Aon warns of full-year gloom as Reinsurance Aggregate posts 22% rise in H1 underwriting profit
The 21 leading global reinsurance carriers that make up Aon’s Reinsurance Aggregate see property/casualty underwriting profit increase to $7.4bn in the first six month of the year
Reinsurers benefit from compound rate increases, coupled with movement away from low-lying layers and aggregate covers, but Hurricane Ian losses will weigh on second-half results
Reinsurers tracked by Aon reported their underwriting profit increased by one-fifth in the first half of the year, supported by rate increases and programme restructuring.
But the full-year outlook looks gloomy on the back of losses from Hurricane Ian, the broker warned.
Aon’s Reinsurance Aggregate – which comprises 21 leading global reinsurance carriers – booked a 22% increase in property/casualty underwriting profit to $7.4bn in the first six month of the year. The improvement reflected the benefit of compound rate increases, coupled with movement away from low-lying layers and aggregate covers.
This came on the back of significant improvement in underwriting result over the past 18 months, despite ongoing high levels of insured losses from natural catastrophe events.
The group’s combined ratio improved 0.7 points to 93.0%, albeit with limited recognition of potential losses relating to Russia’s invasion of Ukraine, particularly in the aviation class, where losses could potentially be significant.
But Aon warned of the impact of Hurricane Ian on the full-year performance. Early estimates have put losses from the deadly storm as high as $70bn, with the bulk of the losses expected to fall on reinsurers.
Aon said the losses will “clearly influence” underwriting results in the second half of the year, which are likely to contribute to “another poor year for reinsurer earnings”.
Several Florida carriers have issued Ian-related loss estimates, revealing considerable losses ceded to reinsurers. UPC reported it faces a net loss from Ian of $36.4m on gross losses of $1bn. Faced with the same gross loss, Universal said its net loss from Ian would be limited to its retentions.
Another carrier, Heritage, without providing specifics, said its gross loss from Ian would fall within the second layer of its reinsurance programme, which covers losses from $140m to $960m.
Aon’s Reinsurance Aggregate firms also enjoyed strong increase in premiums in the first half of the year, with gross and net re/insurance premiums written up 10%, driven by rate increases and robust demand.
However, overall earnings and equity positions were heavily affected by unrealised losses on investment portfolios, driven by rising interest rates, widening credit spreads and declining stock markets.
The total investment return reported through income statements was a loss of $1.6bn, compared with a gain of $17.5bn in the first half of 2021.
Total equity fell $39bn to $171bn at June 30, 2022, reflecting the additional impact of $30bn of unrealised losses on bonds, booked within other comprehensive income.

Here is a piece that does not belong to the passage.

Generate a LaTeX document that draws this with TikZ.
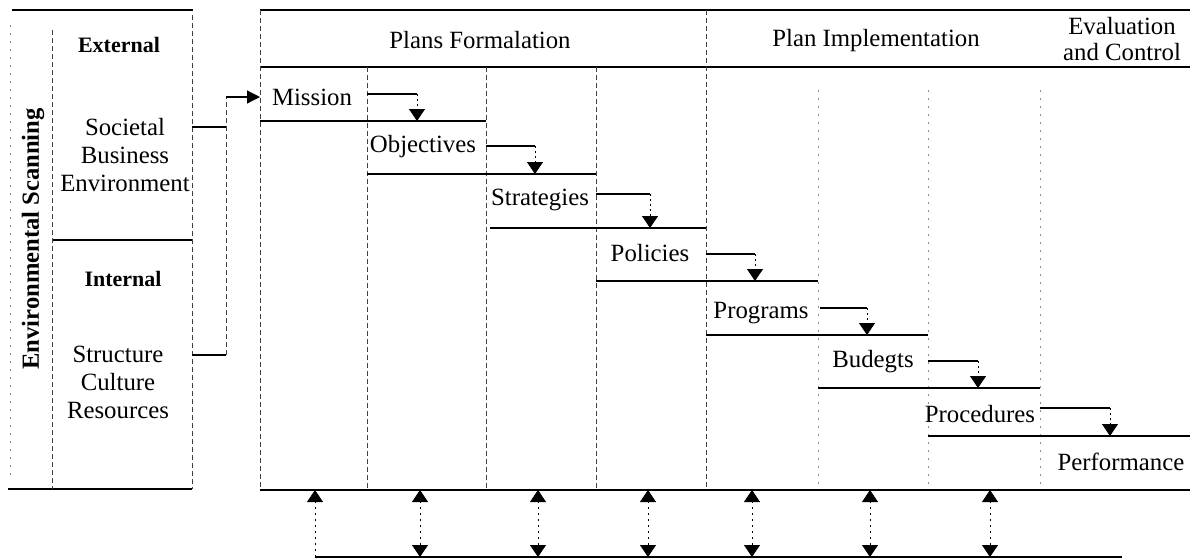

Mike Van Slooten, head of business intelligence for Aon Reinsurance Solutions, said: “The long-awaited adjustment to higher interest rates will ultimately boost reinsurers’ profitability through higher investment returns, but the speed of the change is having a significant short-term impact on asset values.
“In addition, high inflation is creating uncertainty around future and legacy loss costs, which may need to be addressed through higher pricing and/or additions to prior year reserves,” Van Slooten added.
Rising interest rates will further pressure total investment returns and reported book values in the second half of the year.
The companies making up Aon’s Reinsurance Aggregate underwrite more than 50% of the world’s life and non-life reinsurance premiums. The composite is therefore viewed as a reasonable proxy for the reinsurance sector as a whole.